- [Aim]:
Copy exactly, and only, the lines below from the first through the one containing "import plotly.graph_objects as go", both included; pictures are omitted.

- [Supplied data]:
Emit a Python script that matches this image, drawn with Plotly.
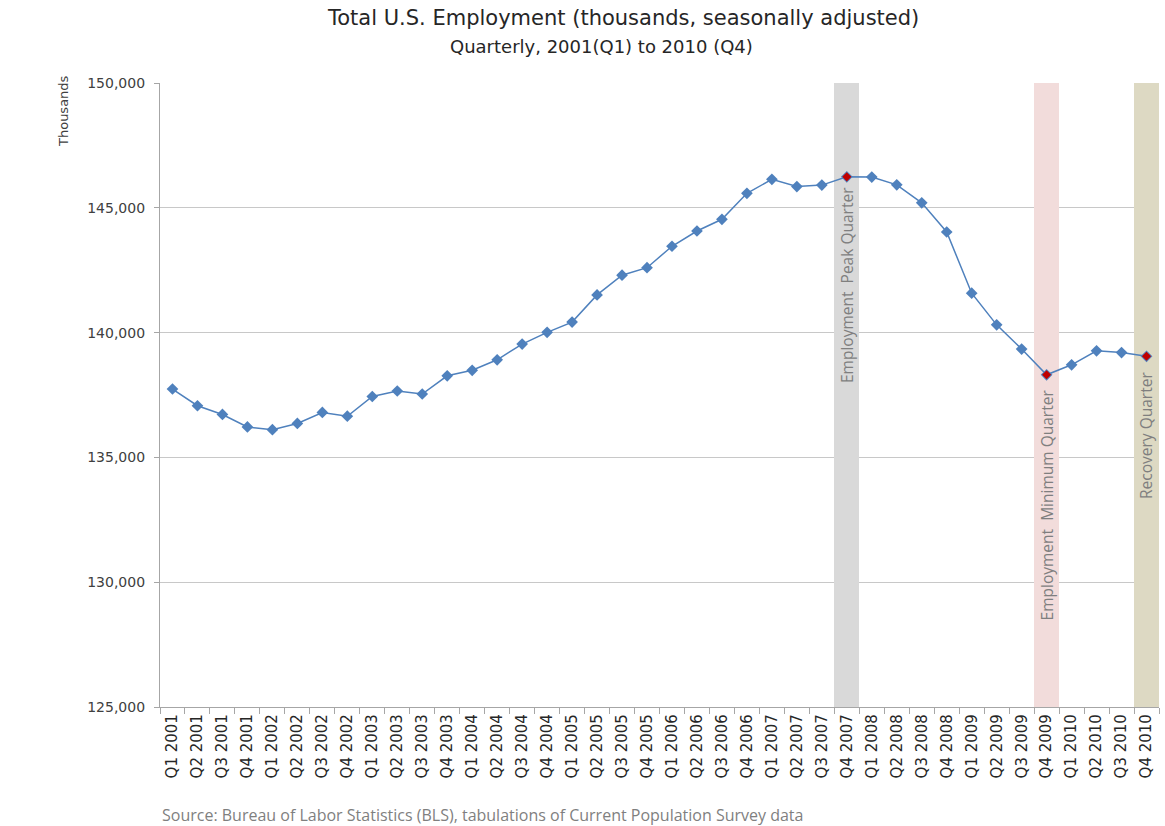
import plotly.graph_objects as go

quarters = [
    "Q1 2001", "Q2 2001", "Q3 2001", "Q4 2001",
    "Q1 2002", "Q2 2002", "Q3 2002", "Q4 2002",
    "Q1 2003", "Q2 2003", "Q3 2003", "Q4 2003",
    "Q1 2004", "Q2 2004", "Q3 2004", "Q4 2004",
    "Q1 2005", "Q2 2005", "Q3 2005", "Q4 2005",
    "Q1 2006", "Q2 2006", "Q3 2006", "Q4 2006",
    "Q1 2007", "Q2 2007", "Q3 2007", "Q4 2007",
    "Q1 2008", "Q2 2008", "Q3 2008", "Q4 2008",
    "Q1 2009", "Q2 2009", "Q3 2009", "Q4 2009",
    "Q1 2010", "Q2 2010", "Q3 2010", "Q4 2010",
]

employment = [
    137740, 137070, 136720, 136220,
    136110, 136360, 136800, 136650,
    137440, 137660, 137540, 138270,
    138490, 138910, 139540, 140010,
    140420, 141510, 142300, 142600,
    143460, 144070, 144540, 145580,
    146140, 145850, 145910, 146240,
    146230, 145920, 145200, 144030,
    141580, 140310, 139340, 138310,
    138710, 139270, 139200, 139050,
]

band_quarters = ["Q4 2007", "Q4 2009", "Q4 2010"]
band_labels = ["Employment  Peak Quarter", "Employment  Minimum Quarter", "Recovery Quarter"]
band_colors = ["#d9d9d9", "#f2dcdb", "#ddd9c3"]
label_centers = [141900, 133100, 135880]

y_ticks = [125000, 130000, 135000, 140000, 145000, 150000]
y_min, y_max = 125000, 150000

fig = go.Figure()

# highlight bands
for q, c in zip(band_quarters, band_colors):
    fig.add_trace(go.Bar(
        x=[q], y=[y_max - y_min], base=[y_min], width=[1.0],
        marker=dict(color=c, line=dict(width=0)),
        hoverinfo="skip", showlegend=False,
    ))

fig.add_trace(go.Scatter(
    x=quarters, y=employment, mode="lines+markers",
    line=dict(color="#4f81bd", width=1.5),
    marker=dict(symbol="diamond", size=9, color="#4f81bd"),
    showlegend=False,
))

red_y = [employment[quarters.index(q)] for q in band_quarters]
fig.add_trace(go.Scatter(
    x=band_quarters, y=red_y, mode="markers",
    marker=dict(symbol="diamond", size=7, color="#c00000"),
    showlegend=False,
))

for q, lab, yc in zip(band_quarters, band_labels, label_centers):
    fig.add_annotation(
        x=q, y=yc, xref="x", yref="y", text=lab, textangle=-90,
        showarrow=False, xanchor="center", yanchor="middle",
        font=dict(family="Open Sans, sans-serif", size=15.5, color="#7f7f7f"),
    )

fig.add_annotation(
    x=0.4635, y=1.0, xref="paper", yref="paper", yshift=65,
    text="Total U.S. Employment (thousands, seasonally adjusted)",
    showarrow=False, xanchor="center", yanchor="middle",
    font=dict(family="DejaVu Sans, sans-serif", size=21, color="#262626"),
)
fig.add_annotation(
    x=0.4415, y=1.0, xref="paper", yref="paper", yshift=37,
    text="Quarterly, 2001(Q1) to 2010 (Q4)",
    showarrow=False, xanchor="center", yanchor="middle",
    font=dict(family="DejaVu Sans, sans-serif", size=18, color="#262626"),
)
fig.add_annotation(
    x=0, y=1.0, xref="paper", yref="paper", xshift=-97, yshift=10,
    text="Thousands", textangle=-90,
    showarrow=False, xanchor="center", yanchor="top",
    font=dict(family="DejaVu Sans, sans-serif", size=13, color="#404040"),
)
fig.add_annotation(
    x=0, y=0, xref="paper", yref="paper", xshift=0, yshift=-108,
    text="Source: Bureau of Labor Statistics (BLS), tabulations of Current Population Survey data",
    showarrow=False, xanchor="left", yanchor="middle",
    font=dict(family="Open Sans, sans-serif", size=16, color="#7f7f7f"),
)

fig.update_layout(
    width=1165, height=826,
    margin=dict(l=160, r=6, t=83, b=119),
    plot_bgcolor="white", paper_bgcolor="white",
    bargap=0, barmode="overlay",
    xaxis=dict(
        type="category", categoryorder="array", categoryarray=quarters,
        tickangle=-90, tickson="boundaries", ticks="outside", ticklen=6,
        tickcolor="#a6a6a6", showline=True, linecolor="#a6a6a6", linewidth=1.2,
        showgrid=False, range=[-0.5, len(quarters) - 0.5],
        tickfont=dict(family="DejaVu Sans, sans-serif", size=15, color="#262626"),
    ),
    yaxis=dict(
        range=[y_min, y_max], tickvals=y_ticks,
        tickformat=",", ticks="outside", ticklen=5, tickcolor="#a6a6a6",
        ticklabelstandoff=6,
        showline=True, linecolor="#a6a6a6", linewidth=1.2,
        showgrid=True, gridcolor="#c8c8c8", gridwidth=1.2, zeroline=False,
        tickfont=dict(family="DejaVu Sans, sans-serif", size=14, color="#404040"),
    ),
)

fig.write_html(
    "out.html",
    config={"displayModeBar": False},
    post_script="document.body.style.margin='0';document.body.style.overflow='hidden';",
)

- [Final answer]:
Emit a Python script that matches this image, drawn with Plotly.
import plotly.graph_objects as go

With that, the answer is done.